IMDB and preserving order of the words in reviews within the model

Listening to Lecture 5, here, a student brings up a good question about if order matters in our sentiment analysis of the IMDB dataset, right after we’ve built the most basic NN to start of with.

It turns out that even though our input may be sorted by frequency (?), we are actual not using any kind of Bag of Words model or idea or technique.

Jeremy says (and I’m paraphrasing because he’s talking faster than I can type!:slight_smile: ),

“We are connecting every one of the inputs to the output, but doing it for every one of the incoming factors, creating a big cartesian product of all the weights, which takes into account position.”

This is quite a mouthful. Jeremy could you please elaborate?

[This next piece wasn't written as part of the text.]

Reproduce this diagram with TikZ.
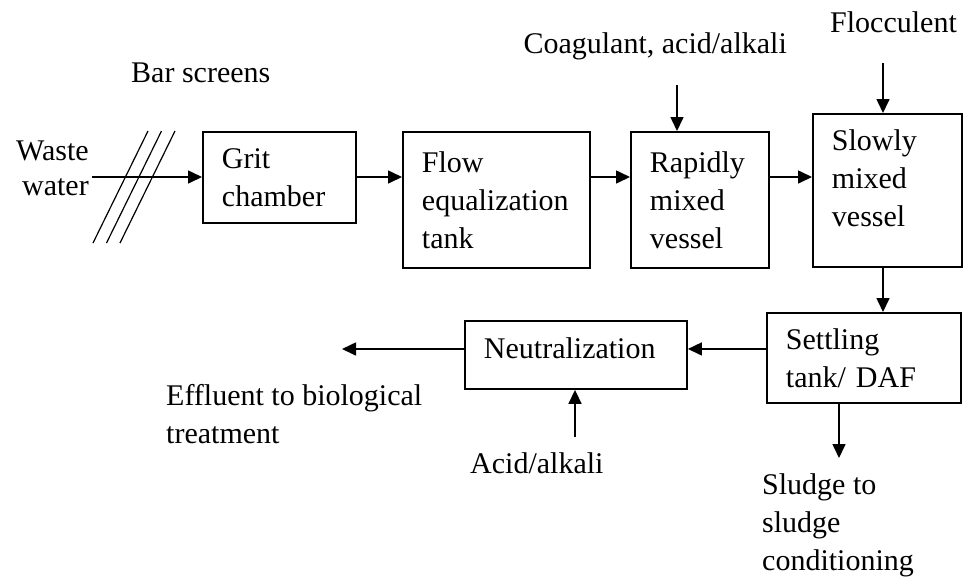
\documentclass[tikz,border=0pt]{standalone}
\usepackage{fontspec}
\setmainfont{Liberation Serif}
\usetikzlibrary{arrows.meta}

\tikzset{
  unit/.style={draw, line width=1.9pt, anchor=north west, align=left,
    inner xsep=19pt, inner ysep=0pt},
  note/.style={inner sep=0pt},
  feed/.style={->, line width=1.6pt},
}

\begin{document}
\begin{tikzpicture}[x=1pt, y=-1pt, >={Triangle[length=14pt, width=13pt]},
  font=\fontsize{30}{38}\selectfont]
  \useasboundingbox (0,0) rectangle (963,582);
  % process units
  \node (grit) at (202,131) [unit, text width=115pt, minimum height=91pt] {Grit\\chamber};
  \node (flow) at (402,131) [unit, text width=149pt, minimum height=136pt] {Flow\\equalization\\tank};
  \node (rapid) at (630,131) [unit, text width=100pt, minimum height=136pt] {Rapidly\\mixed\\vessel};
  \node (slow) at (812,113) [unit, text width=111pt, minimum height=153pt, text depth=100pt] {Slowly\\mixed\\vessel};
  \node (settle) at (766,312) [unit, text width=156pt, minimum height=90pt] {Settling\\tank/ DAF};
  \node (neut) at (464,320) [unit, text width=184pt, minimum height=68pt, text depth=14pt] {Neutralization};
  % streams
  \node (waste) at (89,195) [note, anchor=base east, align=right, font=\fontsize{30}{35}\selectfont] {Waste\\water};
  \node (bar) at (131,82) [note, anchor=base west] {Bar screens};
  \node (coag) at (787,53) [note, anchor=base east] {Coagulant, acid/alkali};
  \node (floc) at (830,32) [note, anchor=base west] {Flocculent};
  \node (acid) at (470,473) [note, anchor=base west] {Acid/alkali};
  \node (effl) at (166,443) [note, anchor=base west, align=left] {Effluent to biological\\treatment};
  \node (sludge) at (762,570) [note, anchor=base west, align=left] {Sludge to\\sludge\\conditioning};
  \coordinate (win) at (92,177);
  \coordinate (coagin) at (677,85);
  \coordinate (flocin) at (883,63);
  \coordinate (acidin) at (575,437);
  \coordinate (eff) at (342,349);
  \coordinate (sludgeout) at (839,458);
  \foreach \dx in {0,13.5,27}
    \draw [line width=1.2pt] (93+\dx,243) -- (148+\dx,131);
  \draw [feed] (win) -- (win -| grit.west);
  \draw [feed] (win -| grit.east) -- (win -| flow.west);
  \draw [feed] (win -| flow.east) -- (win -| rapid.west);
  \draw [feed] (win -| rapid.east) -- (win -| slow.west);
  \draw [feed] (coagin) -- (coagin |- rapid.north);
  \draw [feed] (flocin) -- (flocin |- slow.north);
  \draw [feed] (flocin |- slow.south) -- (flocin |- settle.north);
  \draw [feed] ([yshift=9pt]settle.west) -- ([yshift=9pt]settle.west -| neut.east);
  \draw [feed] (eff -| neut.west) -- (eff);
  \draw [feed] (acidin) -- (acidin |- neut.south);
  \draw [feed] (sludgeout |- settle.south) -- (sludgeout);
\end{tikzpicture}
\end{document}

When we looked at the collaborative filtering example which helped to motivate the embedding (including a dot product), there wasn’t any talk of position or cartesian products. Is there more going on, and how do we maintain the order in this way?

Thanks!!

If a dense layer as n inputs, and m outputs, then it has a weight matrix of size n*m. In other words, every input is connected to every output. Hence the ‘cartesian product’ comment. Does that make sense? It’s got nothing to do with embeddings or sentiment analysis - it’s true of all dense layers.

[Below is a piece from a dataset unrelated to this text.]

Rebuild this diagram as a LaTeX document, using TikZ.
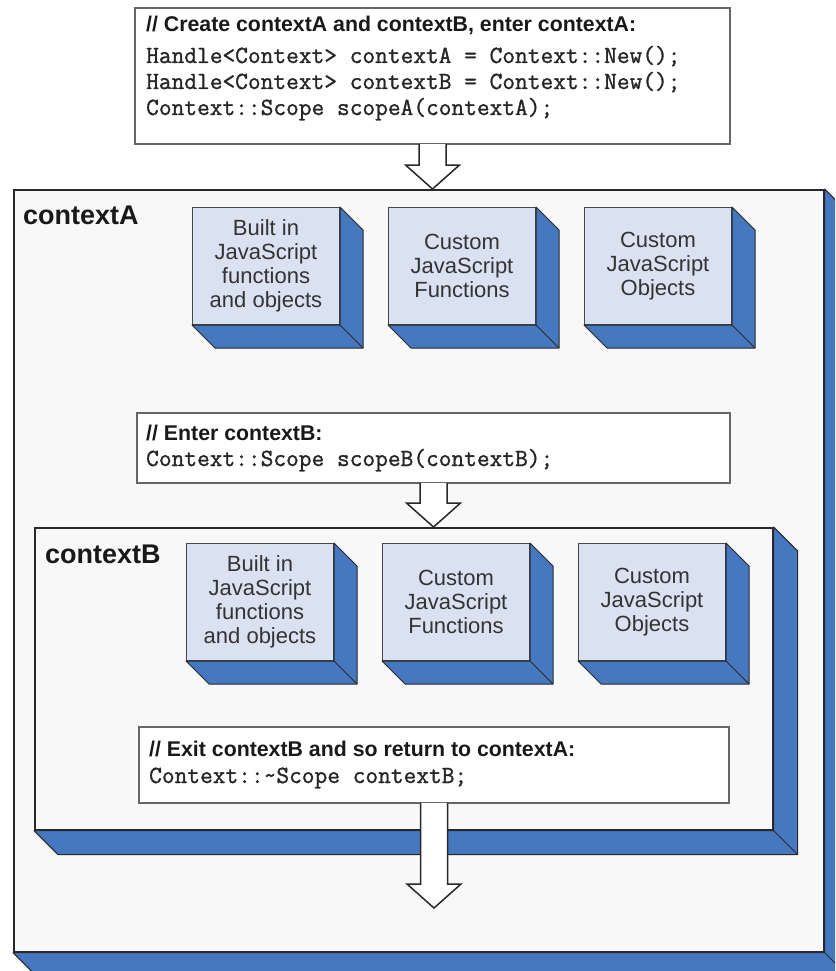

Since every input is connected to evey output, if order turns out to matter (which presumably it does!) then it has the degrees of freedom to handle this.

Does that make sense?

every input is connected to every output.

What does the word ‘connected’ mean in this context?

Did you just mean to say ‘cartesian product’ to mean, basically, a dot product? I’m thinking that I might be looking too hard into it and falling into a rabbit hole.

Connected means that there is a weight on the input that is part of creating the output.

No, I do mean cartesian product. There are n inputs, m outputs, n*m weights.